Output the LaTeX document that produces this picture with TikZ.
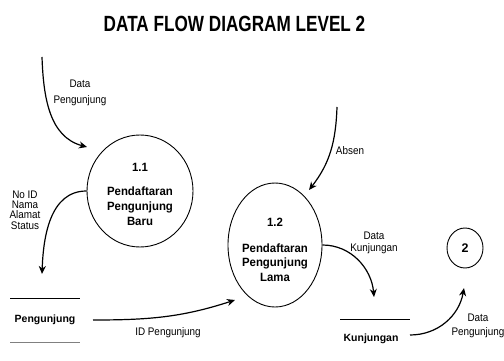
\documentclass[tikz,border=0pt]{standalone}
\usepackage{fontspec}
\usepackage{graphicx}
\setmainfont{Liberation Sans}
\newfontfamily\labelfont[FakeStretch=0.9]{Liberation Sans}
\newfontfamily\procfont[FakeStretch=0.95]{Liberation Sans}
\usetikzlibrary{arrows.meta,shapes.geometric}

\tikzset{
  process/.style={draw, ellipse, line width=0.9pt, inner sep=0pt},
  proctext/.style={align=center, inner sep=0pt,
                   font=\procfont\fontsize{12}{14.7}\selectfont\bfseries},
  flow/.style={line width=1.2pt, -{Stealth[length=8pt,width=7pt,inset=2.5pt]}},
  flowlabel/.style={align=center, inner sep=0pt, font=\labelfont\fontsize{11}{16}\selectfont},
  storename/.style={inner sep=0pt, font=\fontsize{10.5}{12}\selectfont\bfseries},
  storeline/.style={line width=1pt},
}

\begin{document}
\begin{tikzpicture}[x=1pt,y=-1pt]
  \useasboundingbox (0,0) rectangle (504,361);

  % title
  \node (title) at (234.5,23.5)
    {\scalebox{0.78}[1]{\bfseries\fontsize{22}{22}\selectfont DATA FLOW DIAGRAM LEVEL 2}};

  % processes
  \node[process, minimum width=106pt, minimum height=112pt] (p11) at (140,191) {};
  \node[proctext] (t11) at (140,194) {1.1\\[10pt]Pendaftaran\\Pengunjung\\Baru};

  \node[process, minimum width=94pt, minimum height=124pt] (p12) at (275,245) {};
  \node[proctext] (t12) at (275,250) {1.2\\[11pt]Pendaftaran\\Pengunjung\\Lama};

  \node[process, minimum width=36pt, minimum height=40pt,
        font=\fontsize{12.5}{12.5}\selectfont\bfseries] (p2) at (465,248) {2};

  % data stores
  \node[storename] (dsP) at (45,320) {Pengunjung};
  \draw[storeline] (10,298) -- (80,298);
  \draw[storeline, gray] (10,342) -- (80,342);

  \node[storename] (dsK) at (371,339) {Kunjungan};
  \draw[storeline] (340,319) -- (410,319);

  % flow end points
  \coordinate (inTop)   at (42,57);
  \coordinate (tip11)   at (87,147);
  \coordinate (tipStoreP) at (42,274);
  \coordinate (outStoreP) at (93,320);
  \coordinate (tip12low) at (235,300);
  \coordinate (inAbsen) at (337,107);
  \coordinate (tip12top) at (309,190);
  \coordinate (tipStoreK) at (374,297);
  \coordinate (outStoreK) at (410,335);
  \coordinate (tip2) at (464,288);

  % flows
  \draw[flow] (inTop) to[out=-88, in=165] (tip11);
  \node[flowlabel] (lDataP) at (80,93) {Data\\Pengunjung};

  \draw[flow] (p11.west) to[out=180, in=88] (tipStoreP);
  \node[flowlabel, font=\labelfont\fontsize{11}{10.3}\selectfont] (lAttr) at (25,210)
    {No ID\\Nama\\Alamat\\Status};

  \draw[flow] (outStoreP) to[out=0, in=198] (tip12low);
  \node[flowlabel] (lId) at (168,333) {ID Pengunjung};

  \draw[flow] (inAbsen) to[out=-92, in=52] (tip12top);
  \node[flowlabel] (lAbsen) at (350,151) {Absen};

  \draw[flow] (p12.east) to[out=0, in=95] (tipStoreK);
  \node[flowlabel, font=\labelfont\fontsize{11}{12}\selectfont] (lDataK) at (374,243) {Data\\Kunjungan};

  \draw[flow] (outStoreK) to[out=0, in=-100] (tip2);
  \node[flowlabel, font=\labelfont\fontsize{11}{13.5}\selectfont] (lDataP2) at (478,326) {Data\\Pengunjung};
\end{tikzpicture}
\end{document}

◆ ◆ ◆ ◆

Take the listing above and print it exactly, apart from the pictures.

Output the LaTeX document that produces this picture with TikZ.
\documentclass[tikz,border=0pt]{standalone}
\usepackage{fontspec}
\usepackage{graphicx}
\setmainfont{Liberation Sans}
\newfontfamily\labelfont[FakeStretch=0.9]{Liberation Sans}
\newfontfamily\procfont[FakeStretch=0.95]{Liberation Sans}
\usetikzlibrary{arrows.meta,shapes.geometric}

\tikzset{
  process/.style={draw, ellipse, line width=0.9pt, inner sep=0pt},
  proctext/.style={align=center, inner sep=0pt,
                   font=\procfont\fontsize{12}{14.7}\selectfont\bfseries},
  flow/.style={line width=1.2pt, -{Stealth[length=8pt,width=7pt,inset=2.5pt]}},
  flowlabel/.style={align=center, inner sep=0pt, font=\labelfont\fontsize{11}{16}\selectfont},
  storename/.style={inner sep=0pt, font=\fontsize{10.5}{12}\selectfont\bfseries},
  storeline/.style={line width=1pt},
}

\begin{document}
\begin{tikzpicture}[x=1pt,y=-1pt]
  \useasboundingbox (0,0) rectangle (504,361);

  % title
  \node (title) at (234.5,23.5)
    {\scalebox{0.78}[1]{\bfseries\fontsize{22}{22}\selectfont DATA FLOW DIAGRAM LEVEL 2}};

  % processes
  \node[process, minimum width=106pt, minimum height=112pt] (p11) at (140,191) {};
  \node[proctext] (t11) at (140,194) {1.1\\[10pt]Pendaftaran\\Pengunjung\\Baru};

  \node[process, minimum width=94pt, minimum height=124pt] (p12) at (275,245) {};
  \node[proctext] (t12) at (275,250) {1.2\\[11pt]Pendaftaran\\Pengunjung\\Lama};

  \node[process, minimum width=36pt, minimum height=40pt,
        font=\fontsize{12.5}{12.5}\selectfont\bfseries] (p2) at (465,248) {2};

  % data stores
  \node[storename] (dsP) at (45,320) {Pengunjung};
  \draw[storeline] (10,298) -- (80,298);
  \draw[storeline, gray] (10,342) -- (80,342);

  \node[storename] (dsK) at (371,339) {Kunjungan};
  \draw[storeline] (340,319) -- (410,319);

  % flow end points
  \coordinate (inTop)   at (42,57);
  \coordinate (tip11)   at (87,147);
  \coordinate (tipStoreP) at (42,274);
  \coordinate (outStoreP) at (93,320);
  \coordinate (tip12low) at (235,300);
  \coordinate (inAbsen) at (337,107);
  \coordinate (tip12top) at (309,190);
  \coordinate (tipStoreK) at (374,297);
  \coordinate (outStoreK) at (410,335);
  \coordinate (tip2) at (464,288);

  % flows
  \draw[flow] (inTop) to[out=-88, in=165] (tip11);
  \node[flowlabel] (lDataP) at (80,93) {Data\\Pengunjung};

  \draw[flow] (p11.west) to[out=180, in=88] (tipStoreP);
  \node[flowlabel, font=\labelfont\fontsize{11}{10.3}\selectfont] (lAttr) at (25,210)
    {No ID\\Nama\\Alamat\\Status};

  \draw[flow] (outStoreP) to[out=0, in=198] (tip12low);
  \node[flowlabel] (lId) at (168,333) {ID Pengunjung};

  \draw[flow] (inAbsen) to[out=-92, in=52] (tip12top);
  \node[flowlabel] (lAbsen) at (350,151) {Absen};

  \draw[flow] (p12.east) to[out=0, in=95] (tipStoreK);
  \node[flowlabel, font=\labelfont\fontsize{11}{12}\selectfont] (lDataK) at (374,243) {Data\\Kunjungan};

  \draw[flow] (outStoreK) to[out=0, in=-100] (tip2);
  \node[flowlabel, font=\labelfont\fontsize{11}{13.5}\selectfont] (lDataP2) at (478,326) {Data\\Pengunjung};
\end{tikzpicture}
\end{document}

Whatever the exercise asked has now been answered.